ONE FINE MORNING: ONE FINE FILM

How many mini masterpieces can Mia Hansen-Løve make? Following on from last year’s Bergman Island, she has made ONE FINE MORNING, one fine movie, indeed.

Fine writing, fine casting, fine film making all round, ONE FINE MORNING finds Mia’s movie making skills in maturation saturation.

The luminous Léa Seydoux portrays Sandra, a single mother to daughter, Linn. The story starts with Sandra trying to gain entry to her father’s apartment. He is suffering dementia and is unsure on how to unlock and open the door. At once the focus is on his frustration and her patience.

Sandra is juggling care for her father and her daughter albeit with some support from her sister and mother, Georg’s ex wife, as well as Georg’s partner, Leila.

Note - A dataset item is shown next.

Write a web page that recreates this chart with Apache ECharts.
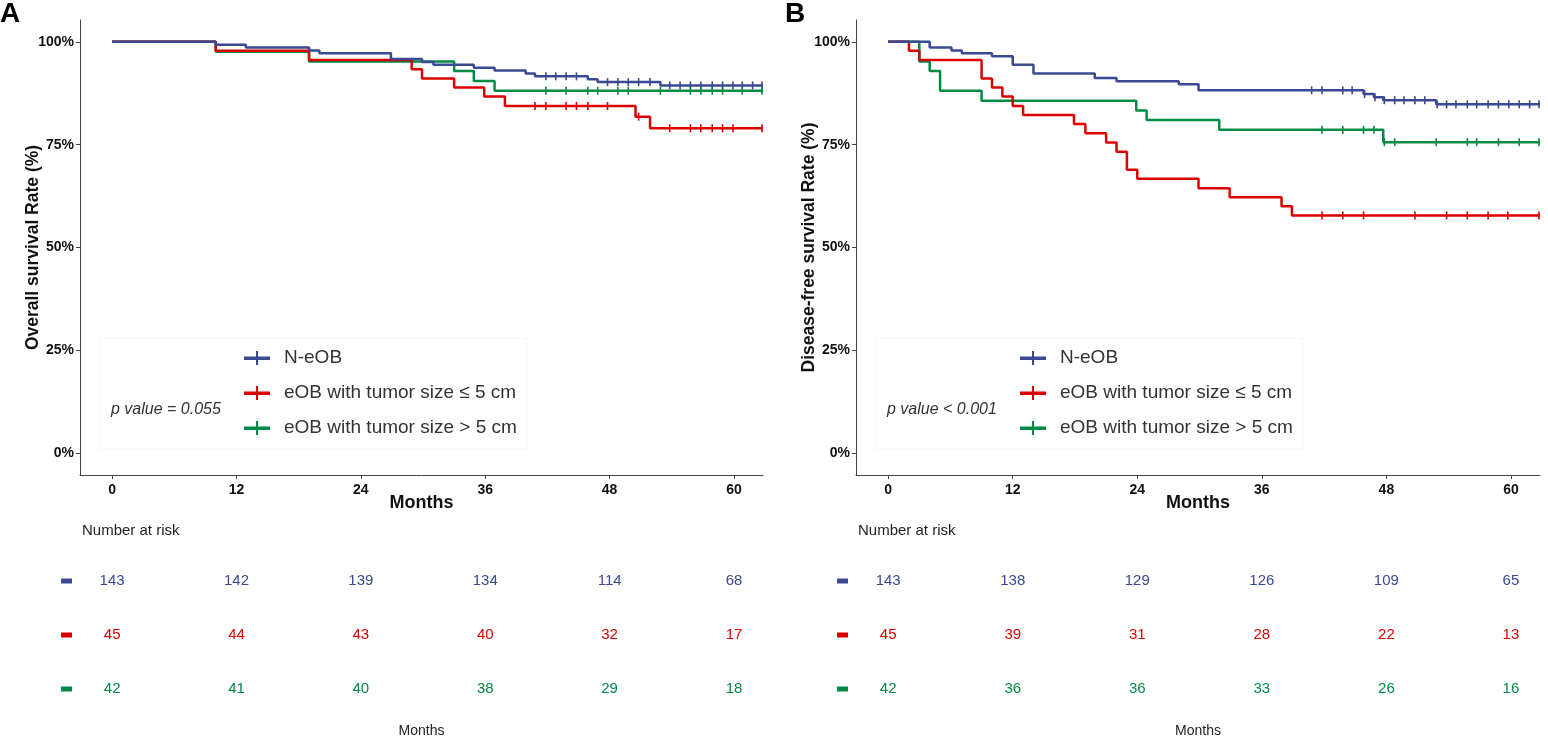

It’s a complex and rich web and into its sphere comes Clement, a friend of Sandra’s late spouse, a married man and father. A passionate affair ensues.

Sandra is suspended in a spiderweb of selflessness and selfishness, of desire and duty, the agony of guilt, the ecstasy of physical love, and that awful purgatory of mourning someone who is still alive.

The growing number of audiences dealing with dementia will empathise Sandra’s dilemma. Georg will never have a place of his own. In hospitals or old people’s homes, it’s a continuous ballet of people coming in and out of your room. In this film, Georg has to change places four times.

Georg is played by veteran actor Pascal Greggory with a stately bewilderment, elegant in its sensitivity, heartbreaking in its verisimilitude.

Though the subject matter seems dire and bleak, writer director Mia Hansen-Løve infuses it with hope, embracing life and love, balancing notions of self sacrifice and self destruction.

ONE FINE MORNING is a high wire act of rich emotion, intellect and inner strength.